> [Instructions to follow]
In the material below, find each line holding the string "Convert" and copy it.

----- Material shown -----

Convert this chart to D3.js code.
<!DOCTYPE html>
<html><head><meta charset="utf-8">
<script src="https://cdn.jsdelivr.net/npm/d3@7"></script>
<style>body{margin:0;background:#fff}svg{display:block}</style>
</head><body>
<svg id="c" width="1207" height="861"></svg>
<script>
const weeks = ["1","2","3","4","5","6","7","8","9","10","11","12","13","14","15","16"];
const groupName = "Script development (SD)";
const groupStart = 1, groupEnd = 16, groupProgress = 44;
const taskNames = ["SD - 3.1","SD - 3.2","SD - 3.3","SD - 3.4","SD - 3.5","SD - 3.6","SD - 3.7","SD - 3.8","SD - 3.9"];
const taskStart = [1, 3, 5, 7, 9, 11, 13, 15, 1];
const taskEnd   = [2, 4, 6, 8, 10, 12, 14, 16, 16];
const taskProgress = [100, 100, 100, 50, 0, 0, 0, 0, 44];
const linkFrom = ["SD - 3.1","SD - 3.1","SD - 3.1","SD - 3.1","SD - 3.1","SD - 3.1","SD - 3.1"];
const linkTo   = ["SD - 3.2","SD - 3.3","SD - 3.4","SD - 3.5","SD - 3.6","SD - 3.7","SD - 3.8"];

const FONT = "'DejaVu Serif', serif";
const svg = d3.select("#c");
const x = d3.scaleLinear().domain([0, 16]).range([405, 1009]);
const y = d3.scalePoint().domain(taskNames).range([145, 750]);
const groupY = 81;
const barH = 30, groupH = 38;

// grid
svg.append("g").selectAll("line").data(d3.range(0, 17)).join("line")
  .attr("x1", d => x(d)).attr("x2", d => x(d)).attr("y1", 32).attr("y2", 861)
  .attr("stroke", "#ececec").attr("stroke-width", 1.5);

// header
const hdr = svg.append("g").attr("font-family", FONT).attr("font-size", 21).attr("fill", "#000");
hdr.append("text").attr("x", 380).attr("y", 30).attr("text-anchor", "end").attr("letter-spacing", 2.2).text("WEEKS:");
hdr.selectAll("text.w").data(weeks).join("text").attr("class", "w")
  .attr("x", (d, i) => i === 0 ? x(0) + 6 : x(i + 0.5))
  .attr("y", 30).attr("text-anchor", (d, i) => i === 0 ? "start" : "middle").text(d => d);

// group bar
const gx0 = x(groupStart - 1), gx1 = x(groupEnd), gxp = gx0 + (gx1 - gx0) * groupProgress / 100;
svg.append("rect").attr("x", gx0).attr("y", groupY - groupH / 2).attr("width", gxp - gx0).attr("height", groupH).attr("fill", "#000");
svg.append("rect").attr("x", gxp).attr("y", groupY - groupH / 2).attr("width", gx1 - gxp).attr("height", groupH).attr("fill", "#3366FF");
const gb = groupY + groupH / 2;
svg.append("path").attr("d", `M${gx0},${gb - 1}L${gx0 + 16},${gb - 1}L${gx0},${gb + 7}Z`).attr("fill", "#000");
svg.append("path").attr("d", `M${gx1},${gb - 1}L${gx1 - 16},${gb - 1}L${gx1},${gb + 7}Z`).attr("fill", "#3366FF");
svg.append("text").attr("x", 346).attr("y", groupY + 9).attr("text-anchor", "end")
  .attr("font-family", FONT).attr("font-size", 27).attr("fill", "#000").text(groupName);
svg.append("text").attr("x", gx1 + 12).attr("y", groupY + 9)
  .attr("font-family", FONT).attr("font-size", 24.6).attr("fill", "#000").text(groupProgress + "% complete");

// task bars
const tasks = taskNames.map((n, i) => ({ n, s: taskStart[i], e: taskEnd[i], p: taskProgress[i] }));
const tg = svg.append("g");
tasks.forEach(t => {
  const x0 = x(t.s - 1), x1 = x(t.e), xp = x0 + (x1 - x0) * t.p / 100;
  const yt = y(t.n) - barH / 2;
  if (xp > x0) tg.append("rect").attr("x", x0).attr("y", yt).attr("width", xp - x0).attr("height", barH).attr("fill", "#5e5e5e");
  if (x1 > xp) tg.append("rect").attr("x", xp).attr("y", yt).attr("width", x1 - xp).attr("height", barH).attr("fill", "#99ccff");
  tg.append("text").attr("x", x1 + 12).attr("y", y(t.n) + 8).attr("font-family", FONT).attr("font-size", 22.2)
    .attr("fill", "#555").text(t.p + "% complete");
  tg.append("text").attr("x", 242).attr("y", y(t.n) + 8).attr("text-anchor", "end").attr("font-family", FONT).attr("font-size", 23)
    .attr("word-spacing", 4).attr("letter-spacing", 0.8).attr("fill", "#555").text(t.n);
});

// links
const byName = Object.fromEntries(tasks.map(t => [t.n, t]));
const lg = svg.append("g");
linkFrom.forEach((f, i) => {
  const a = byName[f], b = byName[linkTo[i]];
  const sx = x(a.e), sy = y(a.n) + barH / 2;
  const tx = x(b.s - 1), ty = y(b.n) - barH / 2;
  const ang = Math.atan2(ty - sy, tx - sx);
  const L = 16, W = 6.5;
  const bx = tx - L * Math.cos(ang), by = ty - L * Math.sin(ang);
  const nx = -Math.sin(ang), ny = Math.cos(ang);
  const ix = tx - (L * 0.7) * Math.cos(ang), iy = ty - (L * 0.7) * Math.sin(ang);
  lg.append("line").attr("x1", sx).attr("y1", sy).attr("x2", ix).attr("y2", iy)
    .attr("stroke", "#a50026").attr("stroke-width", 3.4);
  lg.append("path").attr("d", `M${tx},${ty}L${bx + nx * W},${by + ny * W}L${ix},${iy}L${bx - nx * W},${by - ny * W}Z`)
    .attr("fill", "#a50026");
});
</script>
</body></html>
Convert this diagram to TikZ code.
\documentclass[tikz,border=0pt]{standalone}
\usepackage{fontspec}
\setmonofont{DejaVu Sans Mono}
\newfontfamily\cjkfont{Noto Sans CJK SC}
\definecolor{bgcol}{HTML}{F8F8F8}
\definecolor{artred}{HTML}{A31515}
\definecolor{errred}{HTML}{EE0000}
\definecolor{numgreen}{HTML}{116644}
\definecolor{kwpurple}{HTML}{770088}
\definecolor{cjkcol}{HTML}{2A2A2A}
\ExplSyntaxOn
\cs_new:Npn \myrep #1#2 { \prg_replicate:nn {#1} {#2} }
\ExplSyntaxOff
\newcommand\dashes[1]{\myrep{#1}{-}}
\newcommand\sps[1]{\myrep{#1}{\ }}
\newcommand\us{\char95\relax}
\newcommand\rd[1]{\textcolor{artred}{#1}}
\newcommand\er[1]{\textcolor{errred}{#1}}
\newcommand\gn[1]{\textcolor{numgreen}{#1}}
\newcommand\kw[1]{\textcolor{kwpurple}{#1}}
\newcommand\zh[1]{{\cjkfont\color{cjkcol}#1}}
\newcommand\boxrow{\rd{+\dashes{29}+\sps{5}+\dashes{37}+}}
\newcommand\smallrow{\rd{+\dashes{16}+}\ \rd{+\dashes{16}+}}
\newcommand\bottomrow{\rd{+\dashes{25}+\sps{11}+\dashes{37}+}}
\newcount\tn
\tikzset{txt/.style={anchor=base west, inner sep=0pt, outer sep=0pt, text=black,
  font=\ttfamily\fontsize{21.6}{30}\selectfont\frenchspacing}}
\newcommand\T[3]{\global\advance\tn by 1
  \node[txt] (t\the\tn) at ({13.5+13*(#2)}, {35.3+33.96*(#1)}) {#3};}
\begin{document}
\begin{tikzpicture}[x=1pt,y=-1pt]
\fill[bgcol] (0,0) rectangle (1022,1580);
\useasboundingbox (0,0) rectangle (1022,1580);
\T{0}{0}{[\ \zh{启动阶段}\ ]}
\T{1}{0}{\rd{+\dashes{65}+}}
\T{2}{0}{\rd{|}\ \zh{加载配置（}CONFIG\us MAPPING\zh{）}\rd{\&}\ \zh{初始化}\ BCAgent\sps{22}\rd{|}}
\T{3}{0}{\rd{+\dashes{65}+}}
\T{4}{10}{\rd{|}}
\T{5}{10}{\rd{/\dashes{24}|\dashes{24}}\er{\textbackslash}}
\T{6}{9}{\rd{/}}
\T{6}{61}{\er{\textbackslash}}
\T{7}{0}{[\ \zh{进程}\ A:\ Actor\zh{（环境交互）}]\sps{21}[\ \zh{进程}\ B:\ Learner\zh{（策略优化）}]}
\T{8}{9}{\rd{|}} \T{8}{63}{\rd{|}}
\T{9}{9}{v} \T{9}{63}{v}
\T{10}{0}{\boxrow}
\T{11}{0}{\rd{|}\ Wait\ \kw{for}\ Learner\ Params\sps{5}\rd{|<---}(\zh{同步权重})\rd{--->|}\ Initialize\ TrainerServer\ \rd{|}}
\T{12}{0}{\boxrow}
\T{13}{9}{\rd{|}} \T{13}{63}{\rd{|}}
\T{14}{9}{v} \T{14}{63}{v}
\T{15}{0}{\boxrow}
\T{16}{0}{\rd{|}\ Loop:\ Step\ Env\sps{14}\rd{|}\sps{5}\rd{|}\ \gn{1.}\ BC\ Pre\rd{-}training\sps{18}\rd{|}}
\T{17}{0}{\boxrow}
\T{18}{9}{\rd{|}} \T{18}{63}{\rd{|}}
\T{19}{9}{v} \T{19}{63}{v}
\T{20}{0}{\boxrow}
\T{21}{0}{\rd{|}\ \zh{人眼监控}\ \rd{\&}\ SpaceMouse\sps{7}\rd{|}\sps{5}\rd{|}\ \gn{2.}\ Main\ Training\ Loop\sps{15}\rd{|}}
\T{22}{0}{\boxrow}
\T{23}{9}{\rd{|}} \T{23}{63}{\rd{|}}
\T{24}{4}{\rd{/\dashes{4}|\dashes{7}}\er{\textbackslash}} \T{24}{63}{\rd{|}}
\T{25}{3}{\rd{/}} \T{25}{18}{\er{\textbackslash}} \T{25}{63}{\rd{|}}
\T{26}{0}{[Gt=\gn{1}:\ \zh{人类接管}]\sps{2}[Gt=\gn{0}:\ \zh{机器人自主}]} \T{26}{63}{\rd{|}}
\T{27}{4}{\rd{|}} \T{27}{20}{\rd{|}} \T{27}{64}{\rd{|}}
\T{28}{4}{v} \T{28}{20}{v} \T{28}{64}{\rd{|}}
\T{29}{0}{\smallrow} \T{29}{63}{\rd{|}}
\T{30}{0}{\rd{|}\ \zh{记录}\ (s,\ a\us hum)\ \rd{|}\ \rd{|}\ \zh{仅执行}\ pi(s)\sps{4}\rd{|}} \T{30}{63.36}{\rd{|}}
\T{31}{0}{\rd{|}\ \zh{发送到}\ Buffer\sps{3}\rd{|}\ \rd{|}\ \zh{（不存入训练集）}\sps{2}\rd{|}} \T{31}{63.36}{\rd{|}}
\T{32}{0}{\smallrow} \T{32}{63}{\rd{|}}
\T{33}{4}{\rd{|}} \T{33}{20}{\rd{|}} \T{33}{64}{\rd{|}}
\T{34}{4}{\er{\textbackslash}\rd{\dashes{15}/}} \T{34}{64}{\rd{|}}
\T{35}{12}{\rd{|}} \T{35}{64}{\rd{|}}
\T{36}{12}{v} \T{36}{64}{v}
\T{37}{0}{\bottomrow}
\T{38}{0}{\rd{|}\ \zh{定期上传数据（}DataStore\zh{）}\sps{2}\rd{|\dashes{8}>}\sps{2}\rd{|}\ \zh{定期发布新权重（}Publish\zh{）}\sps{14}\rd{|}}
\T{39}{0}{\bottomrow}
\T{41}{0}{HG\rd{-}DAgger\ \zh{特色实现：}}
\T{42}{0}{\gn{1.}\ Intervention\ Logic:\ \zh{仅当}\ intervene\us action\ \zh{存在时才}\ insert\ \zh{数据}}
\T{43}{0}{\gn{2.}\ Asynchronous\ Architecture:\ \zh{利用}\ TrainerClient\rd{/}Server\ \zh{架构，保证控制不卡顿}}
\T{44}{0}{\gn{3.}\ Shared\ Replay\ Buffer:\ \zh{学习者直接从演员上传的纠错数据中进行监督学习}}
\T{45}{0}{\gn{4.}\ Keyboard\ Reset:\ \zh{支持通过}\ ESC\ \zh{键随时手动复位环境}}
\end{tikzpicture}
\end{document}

-----

> [Result for this task]
Convert this chart to D3.js code.
Convert this diagram to TikZ code.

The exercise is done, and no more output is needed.